Elsewhere, Iraqi forces are encircling the Islamic State-held city of Ramadi after capturing the key petroleum refinery city of Bayji. US-backed rebels have made advances against the group in northeastern Syria, where Obama in October decided to deploy US special operations forces as advisers. If the Kurdish forces can hold Highway 47 in Sinjar, they would cut the main supply route between Islamic State's forces in northern and central Iraq and their main stronghold of Raqqa in the north of neighbouring Syria. That, the officials and analysts said, would make it harder for the group to move reinforcements and supplies back and forth across the border.
"They are under a lot of pressure on a lot of fronts," said Jeffrey White, a former senior Defence Intelligence Agency analyst. "They will face tough decisions on how to allocate forces," said White, a fellow at the Washington Institute for Near East Policy. White and two US officials noted that while Sinjar's fall would be an important success, there still would be a long way to go to crush the Islamic State, which has shown an ability to adapt to setbacks - and lash out elsewhere when attacked during the 14-month-long US-led campaign against it.
"You're seeing a kind of a war of attrition start to play in here," said one US official, speaking on condition of anonymity. But the Islamic State still has "tremendous assets" and "incredible determination to carry this on to the death." Any attempt to retake Mosul, Iraq's second-largest city, from the Islamic State remains months away, the officials said.
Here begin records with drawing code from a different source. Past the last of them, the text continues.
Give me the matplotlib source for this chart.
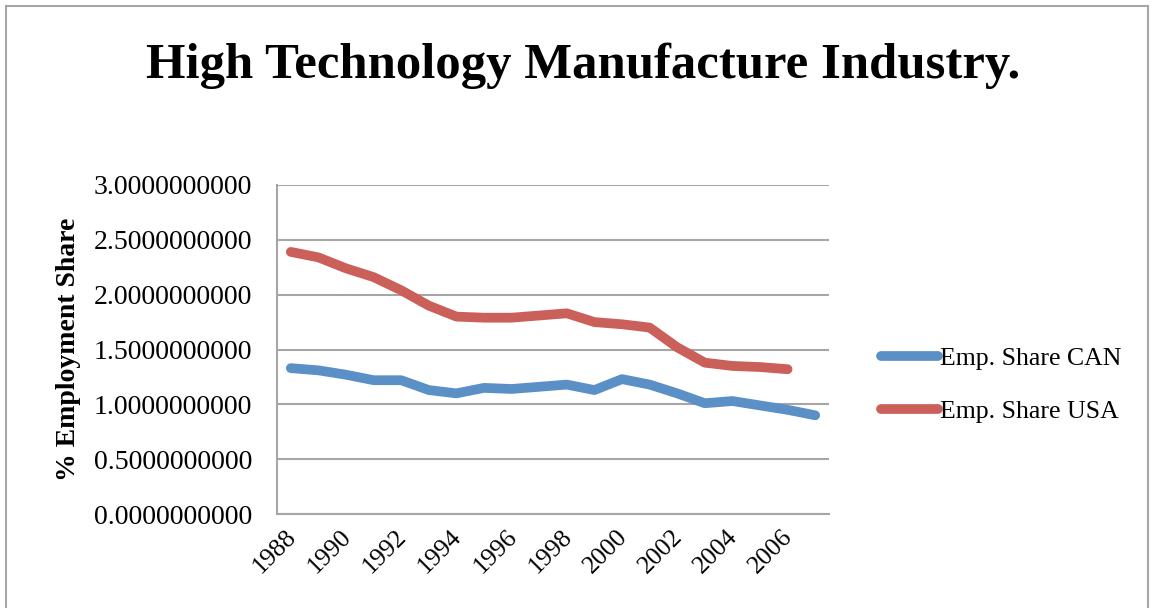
import matplotlib.pyplot as plt
import matplotlib.patches as patches
import matplotlib.transforms as mtransforms
import numpy as np

YEARS = list(range(1988, 2008))
CAN = [1.33, 1.31, 1.27, 1.22, 1.22, 1.13, 1.10, 1.15, 1.14, 1.16,
       1.18, 1.13, 1.23, 1.18, 1.10, 1.01, 1.03, 0.99, 0.95, 0.90]
USA = [2.39, 2.34, 2.24, 2.16, 2.04, 1.90, 1.80, 1.79, 1.79, 1.81,
       1.83, 1.75, 1.73, 1.70, 1.52, 1.38, 1.35, 1.34, 1.32]
YTICKS = [0.0, 0.5, 1.0, 1.5, 2.0, 2.5, 3.0]

SERIF = ['Liberation Serif', 'DejaVu Serif']
GRID = '#A6A6A6'


def plot_graph():
    plt.rcParams['font.family'] = SERIF
    fig = plt.figure(figsize=(11.53, 6.08), dpi=100)
    ax = fig.add_axes([277 / 1153, 94 / 608, 552 / 1153, 329 / 608])

    x = np.arange(len(YEARS))
    ax.plot(x, CAN, color='#5B90C7', linewidth=7, solid_capstyle='round',
            solid_joinstyle='round', label='Emp. Share CAN')
    ax.plot(x[:len(USA)], USA, color='#CB605A', linewidth=7, solid_capstyle='round',
            solid_joinstyle='round', label='Emp. Share USA')

    ax.set_xlim(-0.5, len(YEARS) - 0.5)
    ax.set_ylim(0, 3.0)
    ax.set_yticks(YTICKS)
    ax.set_yticklabels(['%.10f' % v for v in YTICKS], fontsize=20)
    ax.yaxis.grid(True, color=GRID, linewidth=1.5)
    ax.set_axisbelow(True)

    ax.set_xticks(x[::2])
    ax.set_xticklabels([str(y) for y in YEARS[::2]], rotation=45, ha='right',
                       rotation_mode='anchor', fontsize=18.5)
    ax.tick_params(axis='x', length=0, pad=8)
    ax.tick_params(axis='y', length=0, pad=18)
    shift = mtransforms.ScaledTranslation(-6 / 100, 0, fig.dpi_scale_trans)
    for lbl in ax.get_xticklabels():
        lbl.set_transform(lbl.get_transform() + shift)

    for side in ['top', 'right']:
        ax.spines[side].set_visible(False)
    for side in ['left', 'bottom']:
        ax.spines[side].set_color(GRID)
        ax.spines[side].set_linewidth(1.5)

    ax.set_ylabel('% Employment Share', fontsize=20, fontweight='bold', labelpad=9)

    fig.text(583 / 1153, 1 - 66 / 608, 'High Technology Manufacture Industry.',
             ha='center', va='center', fontsize=36.5, fontweight='bold')

    ax.legend(loc='center left', bbox_to_anchor=(858 / 1153, 1 - 385 / 608),
              bbox_transform=fig.transFigure, frameon=False, fontsize=18.5,
              handlelength=2.2, handletextpad=0.1, labelspacing=1.2)

    fig.patches.append(patches.Rectangle((6 / 1153, -0.1), 1142 / 1153, 1.1 - 6 / 608,
                                         transform=fig.transFigure, fill=False,
                                         edgecolor=GRID, linewidth=1.5))

    fig.savefig('out.png', dpi=100)


if __name__ == "__main__":
    plot_graph()
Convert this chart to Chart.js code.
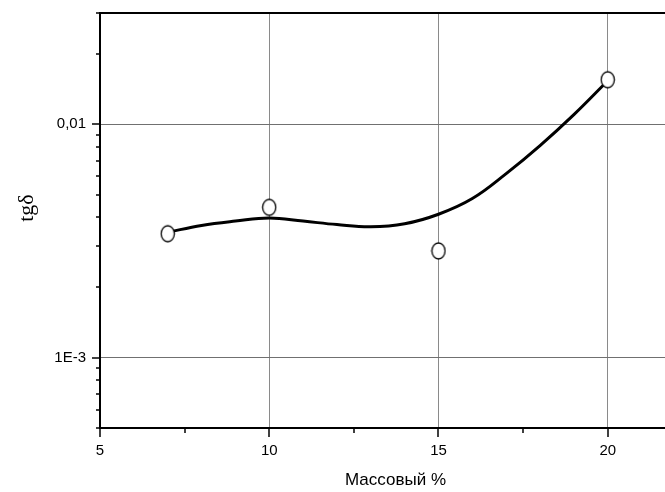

Obama's strategy, which he unveiled in 2014 after Islamic State fighters charged out of their sanctuary in Syria and seized huge swaths of Iraq, originally called for first isolating and defeating the group in Iraq.
The United States forged an international coalition that has been staging air strikes against the Islamic State and helping to re-build and advise the Iraqi army, which all but collapsed in the face of the Islamist onslaught, and the Kurdish Peshmerga. Progress, however, has been slow. Iraqi forces, including Iran-backed Shiite Muslim militias, have encountered fierce resistance in their efforts to claw back territory, especially in Sunni-dominated Anbar Province.
On Syria, where Russia and Iran have increased their military support for Assad, US lawmakers and others have accused the administration of lacking a coherent approach for dealing with Islamic State. The Pentagon tried but failed to cobble together a moderate opposition force that only would fight the Islamic State, but not Assad's forces.
Obama announced late in October that up to 50 US special operations troops would be deployed in northern Syria from this month to advise opposition forces, shifting a year-old strategy hinged on battling Islamic State without putting American "boots on the ground." The strategy change also includes positioning more US jets in Turkey to expand American air strikes as Syrian Kurds, Arabs and other opposition fighters increase pressure on Raqqa.
Military, diplomatic push
Kerry, in a forceful defence of the administration's strategy, said on Thursday that the fight against Islamic State would be a "multi-year effort."
"There is increasing evidence in both Iraq and Syria that (Islamic State) can be defeated, even routed, when faced by the combination of coalition air strikes and effective partners on the ground," Kerry said, before heading to a new round of Syrian peace talks in Vienna this weekend. In advance of the Kurds' offensive the US-led coalition carried out 90 air strikes around Sinjar since November 1, according to the Pentagon. More than 150 square km have been seized from the ultrahardline Sunni group and dozens of bodies of its fighters were left behind in a retreat from parts of Sinjar, the Kurdistan regional security council said.
A handful of US military advisors are working with Kurdish Peshmerga fighters on and near Sinjar mountain, but are positioned well back from the fighting, a US military spokesman said. Some analysts and officials said the Sinjar offensive, while important, was unlikely to be a game-changer. It will "discomfit (Islamic State) for some time," said Kenneth Pollack, a former CIA and White House official now at the Brookings Institution think tank. "This, in and of itself, is unlikely to be a major blow to them."
If they can hold the highway, the Kurds will make it harder for Islamic State to resupply its fighters in Iraq, including the militants holding Ramadi, the Anbar provincial capital. There are work-arounds for the group, officials and analysts said, but they involve transiting desert tracks to the south of the main highway.
The sources cautioned that the Islamists in the past have demonstrated an ability to make tactical retreats when necessary, work around obstacles and compensate for losses in one area by unexpectedly launching offensives against another. "They are pretty smart about trading space in order not to allow their forces to be destroyed," said White. "They will probably come up with a well thought-out response."